**Your instructions:** Retype only what runs from the beginning of the data through the line with "4.0, 4.5, 5.0, 5.5, 6.0, 6.5, 7.0, 7.5, 8.0, 9.0, 10.0];"; please omit the pictures and keep every line exact.

**Raw data:**
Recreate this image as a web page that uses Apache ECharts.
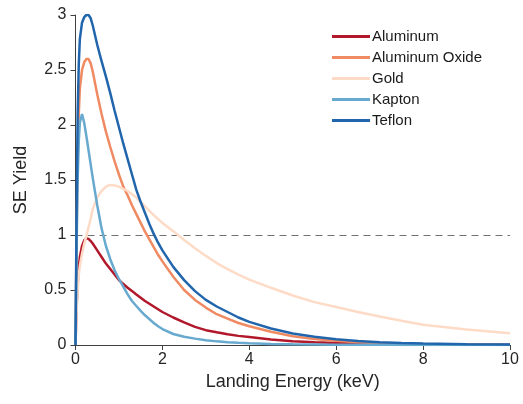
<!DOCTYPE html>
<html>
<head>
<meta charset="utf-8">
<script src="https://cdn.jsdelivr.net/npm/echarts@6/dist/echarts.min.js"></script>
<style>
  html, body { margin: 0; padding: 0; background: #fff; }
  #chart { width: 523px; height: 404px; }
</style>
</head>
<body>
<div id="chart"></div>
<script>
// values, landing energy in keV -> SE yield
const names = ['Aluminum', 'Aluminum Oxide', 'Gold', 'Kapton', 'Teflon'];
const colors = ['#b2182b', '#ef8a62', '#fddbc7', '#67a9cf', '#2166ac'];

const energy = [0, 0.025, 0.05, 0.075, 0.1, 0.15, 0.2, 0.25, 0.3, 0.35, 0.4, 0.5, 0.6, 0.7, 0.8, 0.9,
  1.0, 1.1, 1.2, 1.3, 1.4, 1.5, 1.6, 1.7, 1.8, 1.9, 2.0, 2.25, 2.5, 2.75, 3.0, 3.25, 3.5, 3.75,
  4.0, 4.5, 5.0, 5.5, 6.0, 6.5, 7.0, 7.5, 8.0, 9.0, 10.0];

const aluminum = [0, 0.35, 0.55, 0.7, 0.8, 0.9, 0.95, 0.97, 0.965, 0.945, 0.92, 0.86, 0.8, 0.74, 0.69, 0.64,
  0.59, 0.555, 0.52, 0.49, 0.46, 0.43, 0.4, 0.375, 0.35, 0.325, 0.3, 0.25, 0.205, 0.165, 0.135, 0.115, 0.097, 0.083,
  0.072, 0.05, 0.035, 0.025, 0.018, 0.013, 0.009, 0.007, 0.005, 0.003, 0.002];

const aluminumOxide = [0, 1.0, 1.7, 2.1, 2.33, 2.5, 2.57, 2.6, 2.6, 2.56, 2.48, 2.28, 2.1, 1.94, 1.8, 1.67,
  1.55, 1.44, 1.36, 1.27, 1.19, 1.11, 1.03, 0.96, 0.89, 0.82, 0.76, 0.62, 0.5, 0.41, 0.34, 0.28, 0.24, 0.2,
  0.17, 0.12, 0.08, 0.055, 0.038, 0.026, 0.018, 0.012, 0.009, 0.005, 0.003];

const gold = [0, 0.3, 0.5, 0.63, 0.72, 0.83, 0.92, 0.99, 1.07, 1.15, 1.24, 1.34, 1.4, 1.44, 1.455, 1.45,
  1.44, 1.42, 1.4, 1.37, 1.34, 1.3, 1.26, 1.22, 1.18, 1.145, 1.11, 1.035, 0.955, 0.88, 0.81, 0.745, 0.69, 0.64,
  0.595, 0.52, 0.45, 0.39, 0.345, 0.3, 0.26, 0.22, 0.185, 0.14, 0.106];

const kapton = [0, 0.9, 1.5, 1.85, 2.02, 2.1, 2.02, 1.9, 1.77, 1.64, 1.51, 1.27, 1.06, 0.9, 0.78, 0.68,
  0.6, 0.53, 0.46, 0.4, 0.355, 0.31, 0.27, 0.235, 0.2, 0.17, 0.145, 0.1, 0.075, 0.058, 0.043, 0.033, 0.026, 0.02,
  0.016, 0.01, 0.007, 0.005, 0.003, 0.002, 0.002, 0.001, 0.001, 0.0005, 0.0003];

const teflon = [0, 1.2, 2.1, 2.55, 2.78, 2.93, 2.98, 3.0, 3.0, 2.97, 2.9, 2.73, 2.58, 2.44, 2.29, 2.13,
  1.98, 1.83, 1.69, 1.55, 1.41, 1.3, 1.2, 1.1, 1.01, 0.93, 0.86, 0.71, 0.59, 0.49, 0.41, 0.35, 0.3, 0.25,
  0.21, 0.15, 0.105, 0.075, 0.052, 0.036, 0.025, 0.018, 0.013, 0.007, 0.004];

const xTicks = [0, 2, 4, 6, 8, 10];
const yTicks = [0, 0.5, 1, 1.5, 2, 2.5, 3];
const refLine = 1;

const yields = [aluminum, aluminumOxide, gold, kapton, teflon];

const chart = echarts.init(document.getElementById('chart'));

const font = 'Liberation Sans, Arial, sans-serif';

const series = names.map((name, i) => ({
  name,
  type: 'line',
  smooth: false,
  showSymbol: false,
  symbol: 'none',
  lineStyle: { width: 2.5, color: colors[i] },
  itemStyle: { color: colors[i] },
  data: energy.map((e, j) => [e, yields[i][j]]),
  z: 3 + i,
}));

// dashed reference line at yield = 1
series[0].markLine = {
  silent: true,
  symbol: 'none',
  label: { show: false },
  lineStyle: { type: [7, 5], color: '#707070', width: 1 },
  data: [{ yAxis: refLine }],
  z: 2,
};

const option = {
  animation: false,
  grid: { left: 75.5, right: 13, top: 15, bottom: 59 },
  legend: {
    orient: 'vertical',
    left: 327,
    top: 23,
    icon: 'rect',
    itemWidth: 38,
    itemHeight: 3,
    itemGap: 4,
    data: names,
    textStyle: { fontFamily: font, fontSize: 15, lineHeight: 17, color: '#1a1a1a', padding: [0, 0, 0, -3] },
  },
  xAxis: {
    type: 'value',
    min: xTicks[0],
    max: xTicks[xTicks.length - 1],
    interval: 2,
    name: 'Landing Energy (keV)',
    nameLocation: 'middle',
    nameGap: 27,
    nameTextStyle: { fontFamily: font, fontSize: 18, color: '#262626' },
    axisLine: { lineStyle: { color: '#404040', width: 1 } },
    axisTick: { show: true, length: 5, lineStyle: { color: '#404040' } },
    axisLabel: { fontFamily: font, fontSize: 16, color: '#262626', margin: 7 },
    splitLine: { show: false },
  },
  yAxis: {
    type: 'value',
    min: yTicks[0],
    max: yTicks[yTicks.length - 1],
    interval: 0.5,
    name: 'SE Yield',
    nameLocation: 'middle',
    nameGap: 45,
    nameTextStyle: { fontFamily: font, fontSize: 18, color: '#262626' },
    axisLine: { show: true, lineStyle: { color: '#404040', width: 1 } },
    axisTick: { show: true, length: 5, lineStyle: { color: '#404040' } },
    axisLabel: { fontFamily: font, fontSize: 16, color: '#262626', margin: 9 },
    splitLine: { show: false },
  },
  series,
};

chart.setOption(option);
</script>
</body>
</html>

**Task answer:**
Recreate this image as a web page that uses Apache ECharts.
<!DOCTYPE html>
<html>
<head>
<meta charset="utf-8">
<script src="https://cdn.jsdelivr.net/npm/echarts@6/dist/echarts.min.js"></script>
<style>
  html, body { margin: 0; padding: 0; background: #fff; }
  #chart { width: 523px; height: 404px; }
</style>
</head>
<body>
<div id="chart"></div>
<script>
// values, landing energy in keV -> SE yield
const names = ['Aluminum', 'Aluminum Oxide', 'Gold', 'Kapton', 'Teflon'];
const colors = ['#b2182b', '#ef8a62', '#fddbc7', '#67a9cf', '#2166ac'];

const energy = [0, 0.025, 0.05, 0.075, 0.1, 0.15, 0.2, 0.25, 0.3, 0.35, 0.4, 0.5, 0.6, 0.7, 0.8, 0.9,
  1.0, 1.1, 1.2, 1.3, 1.4, 1.5, 1.6, 1.7, 1.8, 1.9, 2.0, 2.25, 2.5, 2.75, 3.0, 3.25, 3.5, 3.75,
  4.0, 4.5, 5.0, 5.5, 6.0, 6.5, 7.0, 7.5, 8.0, 9.0, 10.0];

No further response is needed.